'''
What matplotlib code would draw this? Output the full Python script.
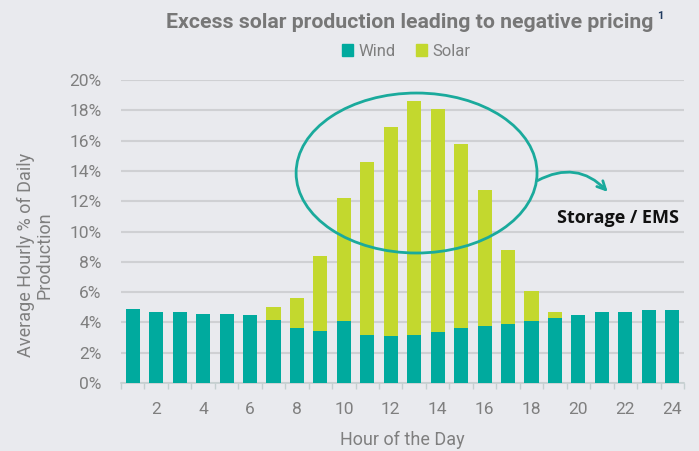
import numpy as np
import matplotlib.pyplot as plt
from matplotlib.patches import Ellipse, Patch

# Datos (% de la produccion diaria por hora)
hours = list(range(1, 25))
wind = [4.86, 4.71, 4.71, 4.58, 4.58, 4.51, 4.16, 3.61, 3.45, 4.09, 3.17, 3.10,
        3.17, 3.39, 3.61, 3.78, 3.87, 4.09, 4.31, 4.49, 4.71, 4.71, 4.84, 4.84]
total = [4.86, 4.71, 4.71, 4.58, 4.58, 4.51, 5.00, 5.59, 8.38, 12.21, 14.61, 16.90,
         18.64, 18.06, 15.78, 12.74, 8.78, 6.09, 4.71, 4.49, 4.71, 4.71, 4.84, 4.84]
solar = [t - w for t, w in zip(total, wind)]
yticks = [0, 2, 4, 6, 8, 10, 12, 14, 16, 18, 20]
xlabels = [2, 4, 6, 8, 10, 12, 14, 16, 18, 20, 22, 24]

bg = '#e9eaee'
teal = '#00aa9e'
lime = '#c3d82e'
grey = '#7f7f7f'
plt.rcParams['font.family'] = ['Roboto', 'DejaVu Sans']

fig = plt.figure(figsize=(6.99, 4.51), dpi=100, facecolor=bg)
ax = fig.add_axes([121 / 699, 68 / 451, 563 / 699, 303 / 451], facecolor=bg)

ax.bar(hours, wind, width=0.6, color=teal, zorder=3)
ax.bar(hours, solar, bottom=wind, width=0.6, color=lime, zorder=3)

ax.set_xlim(0.5, 24.5)
ax.set_ylim(0, 20)
ax.set_yticks(yticks)
ax.set_yticklabels([f'{v}%' for v in yticks], color=grey, fontsize=12.5)
ax.grid(axis='y', color='#cfd0d3', linewidth=1.5, zorder=0)
ax.tick_params(axis='y', length=0, pad=14)

# ticks en los limites de las barras, etiquetas en las horas pares
ax.set_xticks(np.arange(0.5, 25, 1))
ax.set_xticklabels([])
ax.set_xticks(xlabels, minor=True)
ax.set_xticklabels([str(h) for h in xlabels], minor=True, color=grey, fontsize=12.5)
ax.tick_params(axis='x', which='major', length=4, color='#c5cfd0', width=1)
ax.tick_params(axis='x', which='minor', length=0, pad=14)

for s in ['left', 'right', 'top']:
    ax.spines[s].set_visible(False)
ax.spines['bottom'].set_color('#c5cfd0')
ax.spines['bottom'].set_linewidth(1.2)

ax.set_xlabel('Hour of the Day', color=grey, fontsize=13, labelpad=10)
fig.text(35 / 699, 1 - 255 / 451, 'Average Hourly % of Daily\nProduction', rotation=90,
         ha='center', va='center', multialignment='center', color=grey, fontsize=13,
         linespacing=1.0)

# Titulo y leyenda
fig.text(410 / 699, 1 - 22 / 451, 'Excess solar production leading to negative pricing',
         ha='center', va='center', color='#777777', fontsize=15.3, fontweight='bold')
fig.text(657 / 699, 1 - 16 / 451, '1', ha='left', va='center', color='#1f3a5f',
         fontsize=8, fontweight='bold')
handles = [Patch(color=teal, label='Wind'), Patch(color=lime, label='Solar')]
leg = fig.legend(handles=handles, loc='center', bbox_to_anchor=(406 / 699, 1 - 51 / 451),
                 ncol=2, frameon=False, fontsize=12, handlelength=0.7, handleheight=0.7,
                 handletextpad=0.3, columnspacing=1.2)
for t in leg.get_texts():
    t.set_color(grey)

# Elipse y flecha
ax.add_patch(Ellipse((13.1, 13.86), 10.27, 10.56, fill=False, edgecolor='#1aaa9c',
                     linewidth=2, zorder=4))
ax.annotate('', xy=(21.33, 12.48), xytext=(18.15, 13.27),
            arrowprops=dict(arrowstyle='->', color='#1aaa9c', lw=2,
                            connectionstyle='arc3,rad=-0.4', mutation_scale=15))
ax.text(19.09, 10.9, 'Storage / EMS', ha='left', va='center', fontsize=13,
        fontweight='bold', color='#111111', zorder=5, family=['Open Sans', 'DejaVu Sans'])

fig.savefig('out.png', dpi=100, facecolor=bg)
'''
Brief: Repeat only the lines between the start of the data and the line with "plt.rcParams['font.family'] = ['Roboto', 'DejaVu", including those two lines, and skip the pictures.

Solution to this task:
What matplotlib code would draw this? Output the full Python script.
import numpy as np
import matplotlib.pyplot as plt
from matplotlib.patches import Ellipse, Patch

# Datos (% de la produccion diaria por hora)
hours = list(range(1, 25))
wind = [4.86, 4.71, 4.71, 4.58, 4.58, 4.51, 4.16, 3.61, 3.45, 4.09, 3.17, 3.10,
        3.17, 3.39, 3.61, 3.78, 3.87, 4.09, 4.31, 4.49, 4.71, 4.71, 4.84, 4.84]
total = [4.86, 4.71, 4.71, 4.58, 4.58, 4.51, 5.00, 5.59, 8.38, 12.21, 14.61, 16.90,
         18.64, 18.06, 15.78, 12.74, 8.78, 6.09, 4.71, 4.49, 4.71, 4.71, 4.84, 4.84]
solar = [t - w for t, w in zip(total, wind)]
yticks = [0, 2, 4, 6, 8, 10, 12, 14, 16, 18, 20]
xlabels = [2, 4, 6, 8, 10, 12, 14, 16, 18, 20, 22, 24]

bg = '#e9eaee'
teal = '#00aa9e'
lime = '#c3d82e'
grey = '#7f7f7f'
plt.rcParams['font.family'] = ['Roboto', 'DejaVu Sans']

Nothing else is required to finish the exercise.